-- Exercise --
Render the material again word for word, skipping the pictures in it.

-- Supplied data --
- - -

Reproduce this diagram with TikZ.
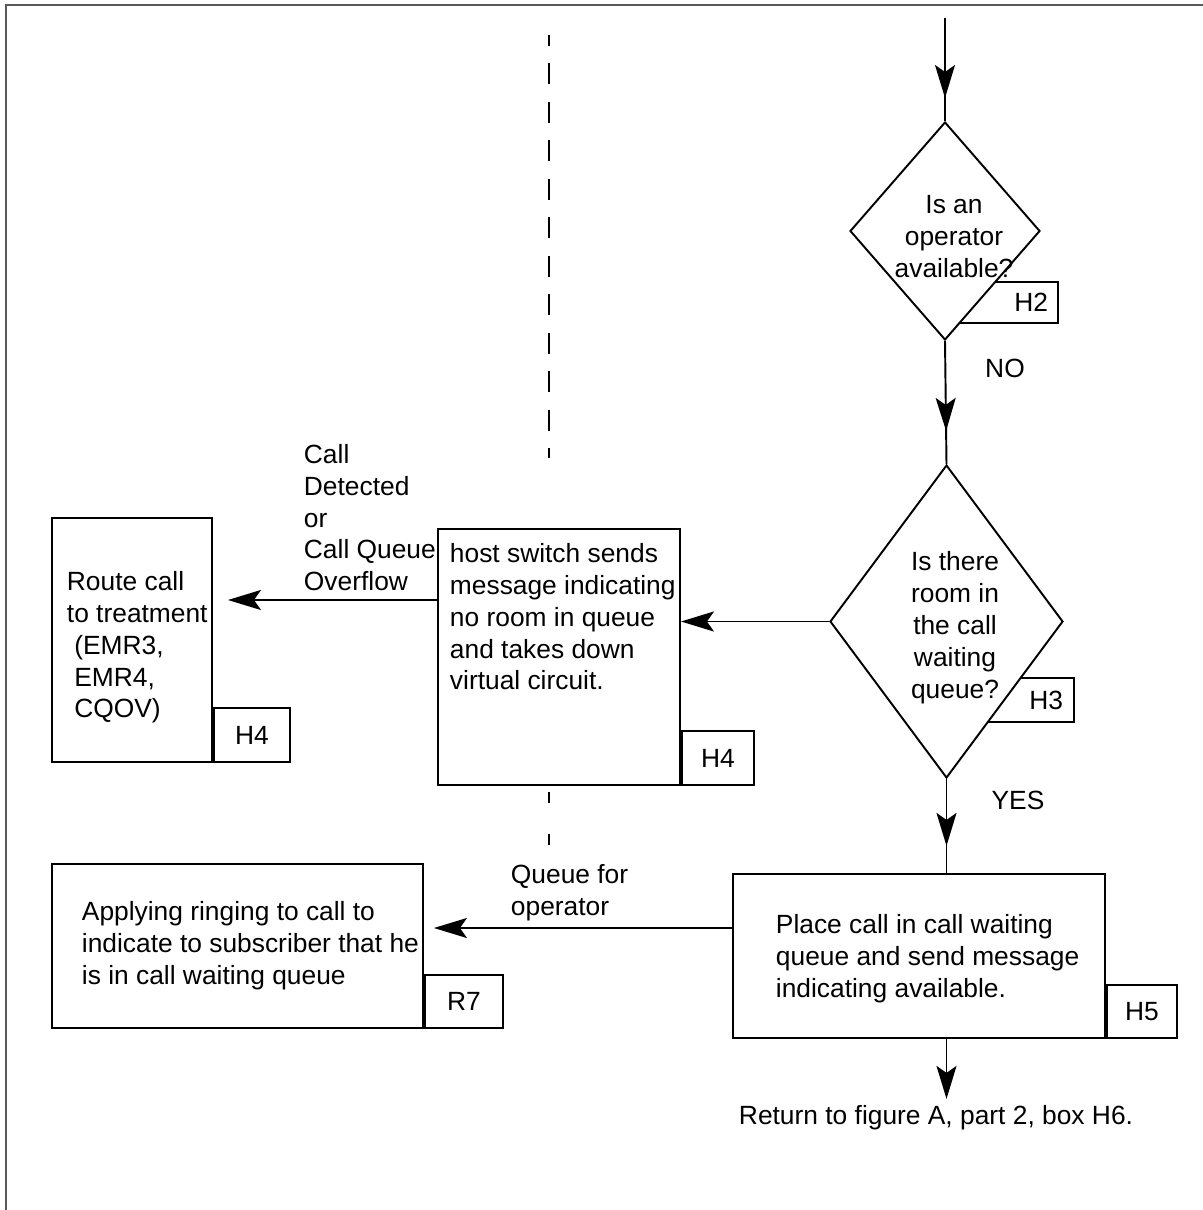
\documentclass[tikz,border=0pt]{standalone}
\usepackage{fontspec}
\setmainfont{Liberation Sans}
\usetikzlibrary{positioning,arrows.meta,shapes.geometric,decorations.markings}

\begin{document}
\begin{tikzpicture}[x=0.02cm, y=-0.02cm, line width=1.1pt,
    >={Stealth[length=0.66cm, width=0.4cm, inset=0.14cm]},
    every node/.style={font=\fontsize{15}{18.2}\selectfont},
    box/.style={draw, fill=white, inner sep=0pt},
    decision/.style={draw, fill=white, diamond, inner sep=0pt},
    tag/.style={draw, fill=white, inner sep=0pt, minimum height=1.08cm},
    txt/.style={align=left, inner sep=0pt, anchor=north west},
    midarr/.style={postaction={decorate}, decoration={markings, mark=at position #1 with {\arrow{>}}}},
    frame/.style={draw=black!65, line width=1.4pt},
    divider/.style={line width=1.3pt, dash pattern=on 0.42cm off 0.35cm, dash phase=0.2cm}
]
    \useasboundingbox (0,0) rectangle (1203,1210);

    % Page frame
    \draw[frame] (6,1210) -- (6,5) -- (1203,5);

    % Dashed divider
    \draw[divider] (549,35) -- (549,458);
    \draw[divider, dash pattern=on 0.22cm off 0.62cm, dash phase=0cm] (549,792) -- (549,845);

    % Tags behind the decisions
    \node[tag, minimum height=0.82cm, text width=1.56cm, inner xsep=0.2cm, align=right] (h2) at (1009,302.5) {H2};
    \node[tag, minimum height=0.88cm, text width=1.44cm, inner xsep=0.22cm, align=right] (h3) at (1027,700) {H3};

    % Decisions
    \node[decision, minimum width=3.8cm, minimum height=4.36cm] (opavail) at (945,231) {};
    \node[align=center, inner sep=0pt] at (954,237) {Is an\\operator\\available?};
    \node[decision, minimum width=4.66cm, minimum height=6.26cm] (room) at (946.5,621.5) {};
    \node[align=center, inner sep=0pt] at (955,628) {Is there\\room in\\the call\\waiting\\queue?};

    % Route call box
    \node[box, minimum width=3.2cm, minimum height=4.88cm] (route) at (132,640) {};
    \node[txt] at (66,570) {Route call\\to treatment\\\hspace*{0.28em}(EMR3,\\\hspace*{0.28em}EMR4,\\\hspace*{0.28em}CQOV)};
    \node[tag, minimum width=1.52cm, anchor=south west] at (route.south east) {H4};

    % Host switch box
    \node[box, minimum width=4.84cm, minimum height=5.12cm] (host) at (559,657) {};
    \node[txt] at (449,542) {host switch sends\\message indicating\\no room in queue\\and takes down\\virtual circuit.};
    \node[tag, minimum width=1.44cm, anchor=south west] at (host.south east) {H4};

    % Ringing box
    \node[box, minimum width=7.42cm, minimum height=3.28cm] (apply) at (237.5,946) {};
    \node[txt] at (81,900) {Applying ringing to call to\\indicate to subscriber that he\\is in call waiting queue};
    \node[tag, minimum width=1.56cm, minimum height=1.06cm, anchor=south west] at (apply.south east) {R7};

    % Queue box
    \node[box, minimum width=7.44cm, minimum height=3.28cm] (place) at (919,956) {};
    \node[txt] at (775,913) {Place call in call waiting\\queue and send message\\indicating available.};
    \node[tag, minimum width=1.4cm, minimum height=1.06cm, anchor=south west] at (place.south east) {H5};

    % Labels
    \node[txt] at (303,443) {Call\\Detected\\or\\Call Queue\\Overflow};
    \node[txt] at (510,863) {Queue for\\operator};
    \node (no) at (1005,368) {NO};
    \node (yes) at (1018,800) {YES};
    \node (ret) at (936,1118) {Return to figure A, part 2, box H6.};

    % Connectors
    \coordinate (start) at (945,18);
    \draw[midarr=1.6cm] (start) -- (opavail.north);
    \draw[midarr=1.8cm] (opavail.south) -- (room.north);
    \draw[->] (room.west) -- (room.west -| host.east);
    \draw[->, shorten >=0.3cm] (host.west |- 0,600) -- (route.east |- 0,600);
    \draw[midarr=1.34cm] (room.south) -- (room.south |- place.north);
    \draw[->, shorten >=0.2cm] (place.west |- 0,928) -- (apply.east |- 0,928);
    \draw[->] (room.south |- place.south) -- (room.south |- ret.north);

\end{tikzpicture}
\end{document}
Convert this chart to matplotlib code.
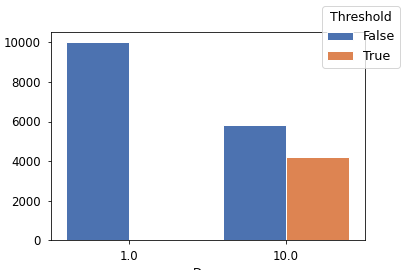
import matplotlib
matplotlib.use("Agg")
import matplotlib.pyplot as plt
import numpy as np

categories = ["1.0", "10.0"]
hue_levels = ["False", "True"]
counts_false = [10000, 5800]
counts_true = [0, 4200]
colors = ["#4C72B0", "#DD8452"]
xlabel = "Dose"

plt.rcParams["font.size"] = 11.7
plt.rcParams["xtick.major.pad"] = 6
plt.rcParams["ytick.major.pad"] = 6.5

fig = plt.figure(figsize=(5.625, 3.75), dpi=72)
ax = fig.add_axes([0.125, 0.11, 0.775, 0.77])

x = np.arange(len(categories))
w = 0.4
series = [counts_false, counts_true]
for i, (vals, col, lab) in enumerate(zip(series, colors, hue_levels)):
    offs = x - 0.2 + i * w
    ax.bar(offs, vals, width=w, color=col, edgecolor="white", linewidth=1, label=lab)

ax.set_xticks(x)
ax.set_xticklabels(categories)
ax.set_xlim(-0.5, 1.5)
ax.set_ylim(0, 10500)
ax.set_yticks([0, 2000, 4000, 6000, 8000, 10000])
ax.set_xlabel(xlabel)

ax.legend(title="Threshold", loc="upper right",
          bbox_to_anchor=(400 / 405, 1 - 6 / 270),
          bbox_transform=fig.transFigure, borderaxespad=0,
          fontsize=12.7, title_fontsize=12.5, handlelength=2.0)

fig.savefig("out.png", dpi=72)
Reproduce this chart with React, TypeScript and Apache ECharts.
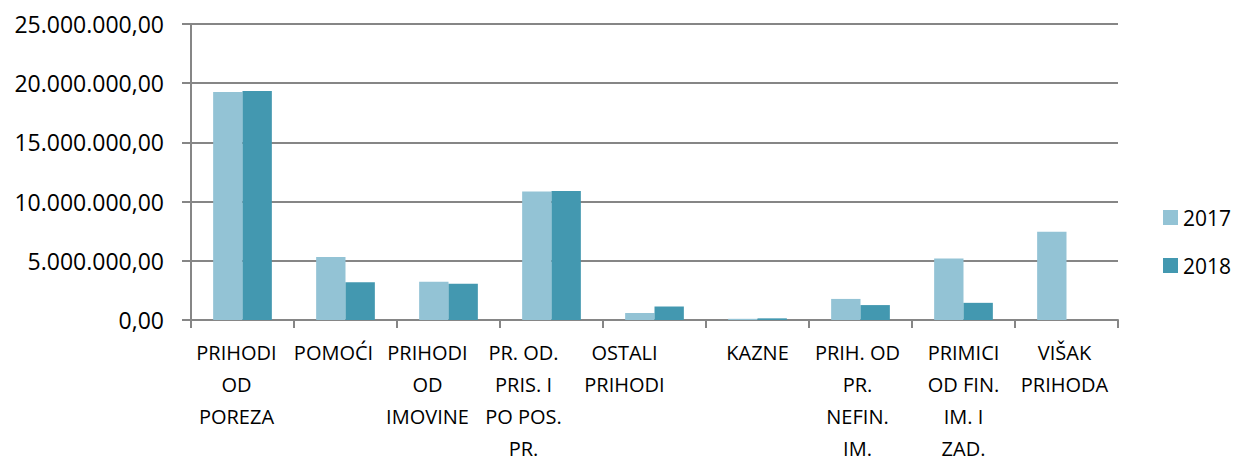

- - -

-- Task solution --
Reproduce this diagram with TikZ.
\documentclass[tikz,border=0pt]{standalone}
\usepackage{fontspec}
\setmainfont{Liberation Sans}
\usetikzlibrary{positioning,arrows.meta,shapes.geometric,decorations.markings}

\begin{document}
\begin{tikzpicture}[x=0.02cm, y=-0.02cm, line width=1.1pt,
    >={Stealth[length=0.66cm, width=0.4cm, inset=0.14cm]},
    every node/.style={font=\fontsize{15}{18.2}\selectfont},
    box/.style={draw, fill=white, inner sep=0pt},
    decision/.style={draw, fill=white, diamond, inner sep=0pt},
    tag/.style={draw, fill=white, inner sep=0pt, minimum height=1.08cm},
    txt/.style={align=left, inner sep=0pt, anchor=north west},
    midarr/.style={postaction={decorate}, decoration={markings, mark=at position #1 with {\arrow{>}}}},
    frame/.style={draw=black!65, line width=1.4pt},
    divider/.style={line width=1.3pt, dash pattern=on 0.42cm off 0.35cm, dash phase=0.2cm}
]
    \useasboundingbox (0,0) rectangle (1203,1210);

    % Page frame
    \draw[frame] (6,1210) -- (6,5) -- (1203,5);

    % Dashed divider
    \draw[divider] (549,35) -- (549,458);
    \draw[divider, dash pattern=on 0.22cm off 0.62cm, dash phase=0cm] (549,792) -- (549,845);

    % Tags behind the decisions
    \node[tag, minimum height=0.82cm, text width=1.56cm, inner xsep=0.2cm, align=right] (h2) at (1009,302.5) {H2};
    \node[tag, minimum height=0.88cm, text width=1.44cm, inner xsep=0.22cm, align=right] (h3) at (1027,700) {H3};

    % Decisions
    \node[decision, minimum width=3.8cm, minimum height=4.36cm] (opavail) at (945,231) {};
    \node[align=center, inner sep=0pt] at (954,237) {Is an\\operator\\available?};
    \node[decision, minimum width=4.66cm, minimum height=6.26cm] (room) at (946.5,621.5) {};
    \node[align=center, inner sep=0pt] at (955,628) {Is there\\room in\\the call\\waiting\\queue?};

    % Route call box
    \node[box, minimum width=3.2cm, minimum height=4.88cm] (route) at (132,640) {};
    \node[txt] at (66,570) {Route call\\to treatment\\\hspace*{0.28em}(EMR3,\\\hspace*{0.28em}EMR4,\\\hspace*{0.28em}CQOV)};
    \node[tag, minimum width=1.52cm, anchor=south west] at (route.south east) {H4};

    % Host switch box
    \node[box, minimum width=4.84cm, minimum height=5.12cm] (host) at (559,657) {};
    \node[txt] at (449,542) {host switch sends\\message indicating\\no room in queue\\and takes down\\virtual circuit.};
    \node[tag, minimum width=1.44cm, anchor=south west] at (host.south east) {H4};

    % Ringing box
    \node[box, minimum width=7.42cm, minimum height=3.28cm] (apply) at (237.5,946) {};
    \node[txt] at (81,900) {Applying ringing to call to\\indicate to subscriber that he\\is in call waiting queue};
    \node[tag, minimum width=1.56cm, minimum height=1.06cm, anchor=south west] at (apply.south east) {R7};

    % Queue box
    \node[box, minimum width=7.44cm, minimum height=3.28cm] (place) at (919,956) {};
    \node[txt] at (775,913) {Place call in call waiting\\queue and send message\\indicating available.};
    \node[tag, minimum width=1.4cm, minimum height=1.06cm, anchor=south west] at (place.south east) {H5};

    % Labels
    \node[txt] at (303,443) {Call\\Detected\\or\\Call Queue\\Overflow};
    \node[txt] at (510,863) {Queue for\\operator};
    \node (no) at (1005,368) {NO};
    \node (yes) at (1018,800) {YES};
    \node (ret) at (936,1118) {Return to figure A, part 2, box H6.};

    % Connectors
    \coordinate (start) at (945,18);
    \draw[midarr=1.6cm] (start) -- (opavail.north);
    \draw[midarr=1.8cm] (opavail.south) -- (room.north);
    \draw[->] (room.west) -- (room.west -| host.east);
    \draw[->, shorten >=0.3cm] (host.west |- 0,600) -- (route.east |- 0,600);
    \draw[midarr=1.34cm] (room.south) -- (room.south |- place.north);
    \draw[->, shorten >=0.2cm] (place.west |- 0,928) -- (apply.east |- 0,928);
    \draw[->] (room.south |- place.south) -- (room.south |- ret.north);

\end{tikzpicture}
\end{document}
Convert this chart to matplotlib code.
import matplotlib
matplotlib.use("Agg")
import matplotlib.pyplot as plt
import numpy as np

categories = ["1.0", "10.0"]
hue_levels = ["False", "True"]
counts_false = [10000, 5800]
counts_true = [0, 4200]
colors = ["#4C72B0", "#DD8452"]
xlabel = "Dose"

plt.rcParams["font.size"] = 11.7
plt.rcParams["xtick.major.pad"] = 6
plt.rcParams["ytick.major.pad"] = 6.5

fig = plt.figure(figsize=(5.625, 3.75), dpi=72)
ax = fig.add_axes([0.125, 0.11, 0.775, 0.77])

x = np.arange(len(categories))
w = 0.4
series = [counts_false, counts_true]
for i, (vals, col, lab) in enumerate(zip(series, colors, hue_levels)):
    offs = x - 0.2 + i * w
    ax.bar(offs, vals, width=w, color=col, edgecolor="white", linewidth=1, label=lab)

ax.set_xticks(x)
ax.set_xticklabels(categories)
ax.set_xlim(-0.5, 1.5)
ax.set_ylim(0, 10500)
ax.set_yticks([0, 2000, 4000, 6000, 8000, 10000])
ax.set_xlabel(xlabel)

ax.legend(title="Threshold", loc="upper right",
          bbox_to_anchor=(400 / 405, 1 - 6 / 270),
          bbox_transform=fig.transFigure, borderaxespad=0,
          fontsize=12.7, title_fontsize=12.5, handlelength=2.0)

fig.savefig("out.png", dpi=72)
Reproduce this chart with React, TypeScript and Apache ECharts.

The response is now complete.